I’m writing jokes these days, as in: How many Lutherans does it take to change a lightbulb?
Lutherans don’t change lightbulbs; they reform them.
I started writing them after we read Mimi Schwartz’s essay “Elegy for an Optimist” in my Intro. to Creative Writing Class. It’s an illuminating downer–about Schwartz’s father-in-law who suffered too much and too long due to those dogged physicians who kept the intravenous streams of chemotherapy flowing into his eighty-year-old veins instead of sending him to palliative care in Hospice.
But it was heavy material for students to whom I am teaching the art of the image and sensory access to experience. It was a bit much for me, given the inordinate amount of rain that has fallen on Tennessee in the last month.

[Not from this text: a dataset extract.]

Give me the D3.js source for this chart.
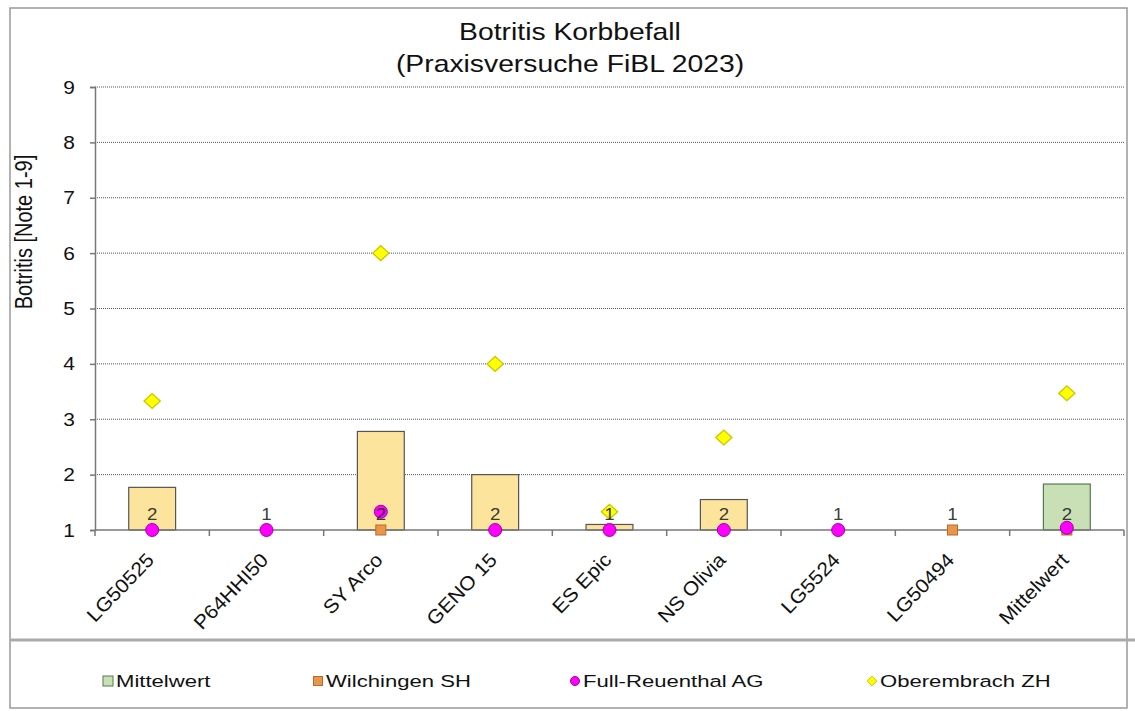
<!DOCTYPE html>
<html><head><meta charset="utf-8">
<script src="https://cdn.jsdelivr.net/npm/d3@7"></script>
<style>body{margin:0;background:#fff;font-family:"Liberation Sans",Arial,sans-serif;}</style>
</head><body><svg id="c" width="1135" height="711"></svg>
<script>
const categories = ["LG50525","P64HHI50","SY Arco","GENO 15","ES Epic","NS Olivia","LG5524","LG50494","Mittelwert"];
const barValues = [1.77, null, 2.78, 2.0, 1.1, 1.55, null, null, 1.83];
const wilchingen = [null, null, 1, null, null, null, null, 1, 1];
const fullReuenthal = [1, 1, 1.33, 1, 1, 1, 1, null, 1.04];
const oberembrach = [3.33, null, 6, 4, 1.33, 2.67, null, null, 3.47];
const countLabels = ["2","1","2","2","1","2","1","1","2"];
const yTicks = [1,2,3,4,5,6,7,8,9];
const legendItems = ["Mittelwert","Wilchingen SH","Full-Reuenthal AG","Oberembrach ZH"];

const svg = d3.select("#c");
const L = 95, R = 1124, T = 87, B = 530;
const SX = 1.15; // horizontal text stretch seen in the reference
const x = d3.scaleBand().domain(categories).range([L, R]).paddingInner(0.59).paddingOuter(0.295);
const xc = d => x(d) + x.bandwidth()/2;
const y = d3.scaleLinear().domain([1, 9]).range([B, T]);

// frame
svg.append("rect").attr("x",10).attr("y",8).attr("width",1117).attr("height",700)
  .attr("fill","none").attr("stroke","#999").attr("stroke-width",1.5);
svg.append("line").attr("x1",10).attr("x2",1135).attr("y1",640).attr("y2",640).attr("stroke","#aaa").attr("stroke-width",3);

// title
[["Botritis Korbbefall",40],["(Praxisversuche FiBL 2023)",72]].forEach(([t,yy])=>{
  svg.append("text").attr("transform",`translate(570,${yy}) scale(1.18,1)`).attr("text-anchor","middle")
    .attr("font-size",24).attr("fill","#111").text(t);
});

// grid
svg.append("g").selectAll("line").data(yTicks.filter(d=>d>1)).join("line")
  .attr("x1",L).attr("x2",R).attr("y1",d=>y(d)).attr("y2",d=>y(d))
  .attr("stroke","#555").attr("stroke-width",1).attr("stroke-dasharray","1,1");

// y axis
const ya = svg.append("g").attr("transform",`translate(${L},0)`)
  .call(d3.axisLeft(y).tickValues(yTicks).tickSize(5).tickPadding(10).tickFormat(d3.format("d")));
ya.select(".domain").attr("stroke","#777").attr("stroke-width",1.5);
ya.selectAll(".tick line").attr("stroke","#777").attr("stroke-width",1.5);
ya.selectAll("text").attr("font-size",19).attr("fill","#111").attr("font-family","Liberation Sans, Arial, sans-serif")
  .attr("x",null).attr("transform","translate(-20,0) scale(1.1,1)");

svg.append("text").attr("transform",`translate(32,232) scale(${SX},1) rotate(-90)`).attr("text-anchor","middle")
  .attr("font-size",20).attr("fill","#111").text("Botritis [Note 1-9]");

// bars
svg.append("g").selectAll("rect").data(categories.map((c,i)=>({c,v:barValues[i]})).filter(d=>d.v!=null)).join("rect")
  .attr("x",d=>x(d.c)).attr("width",x.bandwidth()).attr("y",d=>y(d.v)).attr("height",d=>y(1)-y(d.v))
  .attr("fill",d=>d.c==="Mittelwert"?"#c9e0b6":"#fde49c").attr("stroke",d=>d.c==="Mittelwert"?"#557a50":"#555").attr("stroke-width",1.2);

// x axis
const xa = svg.append("g").attr("transform",`translate(0,${B})`);
xa.append("line").attr("x1",L).attr("x2",R).attr("stroke","#777").attr("stroke-width",1.5);
xa.selectAll("line.t").data(d3.range(categories.length+1)).join("line").attr("class","t")
  .attr("x1",i=>L+i*(R-L)/categories.length).attr("x2",i=>L+i*(R-L)/categories.length).attr("y1",0).attr("y2",6)
  .attr("stroke","#777").attr("stroke-width",1.5);
xa.selectAll("text").data(categories).join("text")
  .attr("transform",d=>`translate(${xc(d)+3},${31}) rotate(-46) scale(1.08,1)`).attr("text-anchor","end")
  .attr("font-size",19.5).attr("fill","#111").text(d=>d);

// oberembrach diamonds
const diamond = d3.symbol().type(d3.symbolDiamond2).size(140);
svg.append("g").selectAll("path").data(categories.map((c,i)=>({c,v:oberembrach[i]})).filter(d=>d.v!=null)).join("path")
  .attr("d",diamond).attr("transform",d=>`translate(${xc(d.c)},${y(d.v)}) scale(1.1,1)`)
  .attr("fill","#ffff00").attr("stroke","#c8c800").attr("stroke-width",1.2);

// wilchingen squares
svg.append("g").selectAll("rect").data(categories.map((c,i)=>({c,v:wilchingen[i]})).filter(d=>d.v!=null)).join("rect")
  .attr("x",d=>xc(d.c)-5).attr("y",d=>y(d.v)-5).attr("width",10).attr("height",10)
  .attr("fill","#e8964a").attr("stroke","#b86a2a").attr("stroke-width",1);

// full-reuenthal circles
svg.append("g").selectAll("circle").data(categories.map((c,i)=>({c,v:fullReuenthal[i]})).filter(d=>d.v!=null)).join("circle")
  .attr("cx",d=>xc(d.c)).attr("cy",d=>y(d.v)).attr("r",6.5)
  .attr("fill","#ff00ff").attr("stroke","#a000a0").attr("stroke-width",1);

// count labels (drawn on top of the markers)
svg.append("g").selectAll("text").data(categories.map((c,i)=>({c,t:countLabels[i]}))).join("text")
  .attr("transform",d=>`translate(${xc(d.c)},${y(1.3)+7}) scale(1.1,1)`).attr("text-anchor","middle")
  .attr("font-size",17).attr("fill","#222").attr("fill-opacity",0.9).text(d=>d.t);

// legend
const lx = [108, 318, 575, 872], ly = 681;
const lg = svg.append("g");
legendItems.forEach((name,i)=>{
  const g = lg.append("g").attr("transform",`translate(${lx[i]},${ly})`);
  if(i===0) g.append("rect").attr("x",-5).attr("y",-5).attr("width",10).attr("height",10).attr("fill","#c9e0b6").attr("stroke","#557a50");
  if(i===1) g.append("rect").attr("x",-4.5).attr("y",-4.5).attr("width",9).attr("height",9).attr("fill","#e8964a").attr("stroke","#b86a2a");
  if(i===2) g.append("circle").attr("r",4.5).attr("fill","#ff00ff").attr("stroke","#a000a0");
  if(i===3) g.append("path").attr("d",d3.symbol().type(d3.symbolDiamond2).size(60)).attr("fill","#ffff00").attr("stroke","#c8c800");
  g.append("text").attr("transform","translate(8,6) scale(1.3,1)").attr("font-size",17).attr("fill","#111").text(name);
});
</script></body></html>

To move the energy, I followed with a writing assignment to write jokes. I wondered if one can experience similar growth through humor as through tragedy. Humor may be closer to palliative care for suffering, but I have experienced some jokes that exposed me to surrealism or wonder. There are the Dead Baby jokes in a book I found in the downstairs closet, which taught the price, if not the feeling, of compassion. We laugh with hesitation. We gape in astonishment. There was the whale joke my friend Robert told me outside the Chattanooga aquarium that requires making a forty second-long whale sound. The joke depends entirely on laughter as relief for social awkwardness. Jokes expand our social comfort even as they comment on it. Most jokes define insiders and outsiders until we can laugh at our boundaries.
But, I’d like to ask the readers among us who have a degree not in hard knocks but in the slapstick school of education: has a joke ever schooled you?